- _Dataset excerpt_
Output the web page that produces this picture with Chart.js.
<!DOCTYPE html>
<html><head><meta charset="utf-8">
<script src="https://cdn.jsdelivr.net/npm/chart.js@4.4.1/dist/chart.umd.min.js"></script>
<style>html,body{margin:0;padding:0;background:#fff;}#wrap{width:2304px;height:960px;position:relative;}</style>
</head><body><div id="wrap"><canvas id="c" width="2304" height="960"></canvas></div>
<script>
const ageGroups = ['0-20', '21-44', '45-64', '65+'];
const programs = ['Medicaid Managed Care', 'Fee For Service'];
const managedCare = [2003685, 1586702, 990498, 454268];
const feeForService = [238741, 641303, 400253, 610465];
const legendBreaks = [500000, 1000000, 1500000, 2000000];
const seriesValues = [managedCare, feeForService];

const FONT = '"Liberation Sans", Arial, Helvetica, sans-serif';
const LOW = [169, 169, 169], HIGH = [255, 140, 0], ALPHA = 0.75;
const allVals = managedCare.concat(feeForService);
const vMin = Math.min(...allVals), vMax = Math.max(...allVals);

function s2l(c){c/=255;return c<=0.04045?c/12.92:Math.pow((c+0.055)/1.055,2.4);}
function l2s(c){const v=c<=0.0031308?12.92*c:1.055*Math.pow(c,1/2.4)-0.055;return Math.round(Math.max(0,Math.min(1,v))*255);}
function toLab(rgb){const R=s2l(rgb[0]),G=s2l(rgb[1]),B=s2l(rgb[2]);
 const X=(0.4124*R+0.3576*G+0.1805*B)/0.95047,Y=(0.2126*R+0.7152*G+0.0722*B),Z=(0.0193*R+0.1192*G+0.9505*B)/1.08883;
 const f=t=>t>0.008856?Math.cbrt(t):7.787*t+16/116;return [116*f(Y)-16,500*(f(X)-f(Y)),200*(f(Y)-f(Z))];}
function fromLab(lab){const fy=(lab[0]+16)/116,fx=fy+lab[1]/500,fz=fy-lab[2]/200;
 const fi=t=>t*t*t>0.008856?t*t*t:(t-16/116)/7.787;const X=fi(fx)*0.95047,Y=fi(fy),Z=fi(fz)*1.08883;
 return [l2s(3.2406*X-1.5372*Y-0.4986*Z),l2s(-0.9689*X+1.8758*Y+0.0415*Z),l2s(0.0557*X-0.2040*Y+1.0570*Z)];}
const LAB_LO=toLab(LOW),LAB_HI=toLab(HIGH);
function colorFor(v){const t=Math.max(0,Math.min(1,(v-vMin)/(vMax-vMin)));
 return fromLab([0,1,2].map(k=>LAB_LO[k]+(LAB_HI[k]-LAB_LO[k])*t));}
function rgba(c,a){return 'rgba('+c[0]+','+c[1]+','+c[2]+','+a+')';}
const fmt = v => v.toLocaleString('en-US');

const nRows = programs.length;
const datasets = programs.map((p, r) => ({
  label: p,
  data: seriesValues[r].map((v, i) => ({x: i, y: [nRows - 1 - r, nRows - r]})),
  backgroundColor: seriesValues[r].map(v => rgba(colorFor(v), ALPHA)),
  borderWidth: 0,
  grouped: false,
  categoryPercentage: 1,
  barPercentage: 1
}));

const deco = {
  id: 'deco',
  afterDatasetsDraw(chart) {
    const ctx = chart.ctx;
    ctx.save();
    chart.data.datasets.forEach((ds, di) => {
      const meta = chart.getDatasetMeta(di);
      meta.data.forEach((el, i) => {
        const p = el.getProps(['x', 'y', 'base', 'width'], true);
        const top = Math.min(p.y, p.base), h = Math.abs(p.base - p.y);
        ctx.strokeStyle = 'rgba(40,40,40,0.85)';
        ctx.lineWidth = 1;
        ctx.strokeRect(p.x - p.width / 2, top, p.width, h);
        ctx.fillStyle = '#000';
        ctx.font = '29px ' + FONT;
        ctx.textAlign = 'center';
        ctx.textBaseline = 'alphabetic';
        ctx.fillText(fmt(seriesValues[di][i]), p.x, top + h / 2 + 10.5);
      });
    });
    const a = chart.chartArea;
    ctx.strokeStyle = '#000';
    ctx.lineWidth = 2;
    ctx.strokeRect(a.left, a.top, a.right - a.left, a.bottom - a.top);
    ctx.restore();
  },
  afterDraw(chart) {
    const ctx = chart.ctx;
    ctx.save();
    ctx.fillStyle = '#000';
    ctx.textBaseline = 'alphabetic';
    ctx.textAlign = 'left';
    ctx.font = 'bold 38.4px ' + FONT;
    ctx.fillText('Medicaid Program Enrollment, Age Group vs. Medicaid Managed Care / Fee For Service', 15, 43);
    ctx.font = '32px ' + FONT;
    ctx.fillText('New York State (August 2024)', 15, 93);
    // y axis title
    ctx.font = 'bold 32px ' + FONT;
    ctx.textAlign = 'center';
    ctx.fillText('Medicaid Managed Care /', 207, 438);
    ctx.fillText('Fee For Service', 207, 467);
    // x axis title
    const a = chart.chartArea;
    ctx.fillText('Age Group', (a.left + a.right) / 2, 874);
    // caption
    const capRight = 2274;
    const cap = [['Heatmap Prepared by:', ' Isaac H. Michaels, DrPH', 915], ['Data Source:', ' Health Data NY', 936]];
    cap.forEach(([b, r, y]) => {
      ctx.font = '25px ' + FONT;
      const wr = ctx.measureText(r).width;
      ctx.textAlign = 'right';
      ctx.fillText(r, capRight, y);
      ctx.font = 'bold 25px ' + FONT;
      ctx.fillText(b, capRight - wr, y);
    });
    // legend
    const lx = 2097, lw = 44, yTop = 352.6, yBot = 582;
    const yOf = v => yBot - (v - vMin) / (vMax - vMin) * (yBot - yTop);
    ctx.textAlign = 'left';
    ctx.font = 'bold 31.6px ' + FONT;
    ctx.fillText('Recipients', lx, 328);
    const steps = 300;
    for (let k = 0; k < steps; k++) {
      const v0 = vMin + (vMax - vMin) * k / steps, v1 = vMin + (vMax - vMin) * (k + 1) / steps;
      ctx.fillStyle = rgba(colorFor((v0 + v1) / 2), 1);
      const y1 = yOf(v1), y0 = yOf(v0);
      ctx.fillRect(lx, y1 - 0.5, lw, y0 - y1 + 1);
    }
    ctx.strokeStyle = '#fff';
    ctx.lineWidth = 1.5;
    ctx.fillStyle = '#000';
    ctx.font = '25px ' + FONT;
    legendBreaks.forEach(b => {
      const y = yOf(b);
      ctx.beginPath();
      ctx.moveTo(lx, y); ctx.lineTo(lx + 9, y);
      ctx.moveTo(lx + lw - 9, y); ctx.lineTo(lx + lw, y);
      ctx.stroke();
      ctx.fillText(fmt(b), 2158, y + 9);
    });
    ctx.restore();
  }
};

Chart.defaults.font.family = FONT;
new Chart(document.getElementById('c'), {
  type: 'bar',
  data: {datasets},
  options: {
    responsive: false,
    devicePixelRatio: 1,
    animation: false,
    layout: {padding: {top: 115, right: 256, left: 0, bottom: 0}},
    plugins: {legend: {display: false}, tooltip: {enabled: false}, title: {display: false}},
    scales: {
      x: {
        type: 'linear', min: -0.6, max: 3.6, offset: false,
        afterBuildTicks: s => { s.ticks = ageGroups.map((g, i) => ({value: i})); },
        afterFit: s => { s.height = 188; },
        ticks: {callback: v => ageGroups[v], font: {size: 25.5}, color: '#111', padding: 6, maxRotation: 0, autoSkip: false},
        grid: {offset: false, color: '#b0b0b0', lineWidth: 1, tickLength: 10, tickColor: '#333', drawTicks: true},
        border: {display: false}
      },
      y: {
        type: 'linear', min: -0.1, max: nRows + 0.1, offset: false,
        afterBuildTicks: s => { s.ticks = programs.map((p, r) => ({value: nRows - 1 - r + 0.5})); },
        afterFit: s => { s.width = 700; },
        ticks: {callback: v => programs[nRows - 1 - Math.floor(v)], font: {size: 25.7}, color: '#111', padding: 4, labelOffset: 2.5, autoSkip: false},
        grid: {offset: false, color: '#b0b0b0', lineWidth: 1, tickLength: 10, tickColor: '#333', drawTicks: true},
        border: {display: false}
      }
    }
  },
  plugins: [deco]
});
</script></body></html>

- _Task directions_
Quote exactly the first line of the data and every line after it through the one holding "const vMin = Math.min(...allVals), vMax".

- _Result for this exercise_
Output the web page that produces this picture with Chart.js.
<!DOCTYPE html>
<html><head><meta charset="utf-8">
<script src="https://cdn.jsdelivr.net/npm/chart.js@4.4.1/dist/chart.umd.min.js"></script>
<style>html,body{margin:0;padding:0;background:#fff;}#wrap{width:2304px;height:960px;position:relative;}</style>
</head><body><div id="wrap"><canvas id="c" width="2304" height="960"></canvas></div>
<script>
const ageGroups = ['0-20', '21-44', '45-64', '65+'];
const programs = ['Medicaid Managed Care', 'Fee For Service'];
const managedCare = [2003685, 1586702, 990498, 454268];
const feeForService = [238741, 641303, 400253, 610465];
const legendBreaks = [500000, 1000000, 1500000, 2000000];
const seriesValues = [managedCare, feeForService];

const FONT = '"Liberation Sans", Arial, Helvetica, sans-serif';
const LOW = [169, 169, 169], HIGH = [255, 140, 0], ALPHA = 0.75;
const allVals = managedCare.concat(feeForService);
const vMin = Math.min(...allVals), vMax = Math.max(...allVals);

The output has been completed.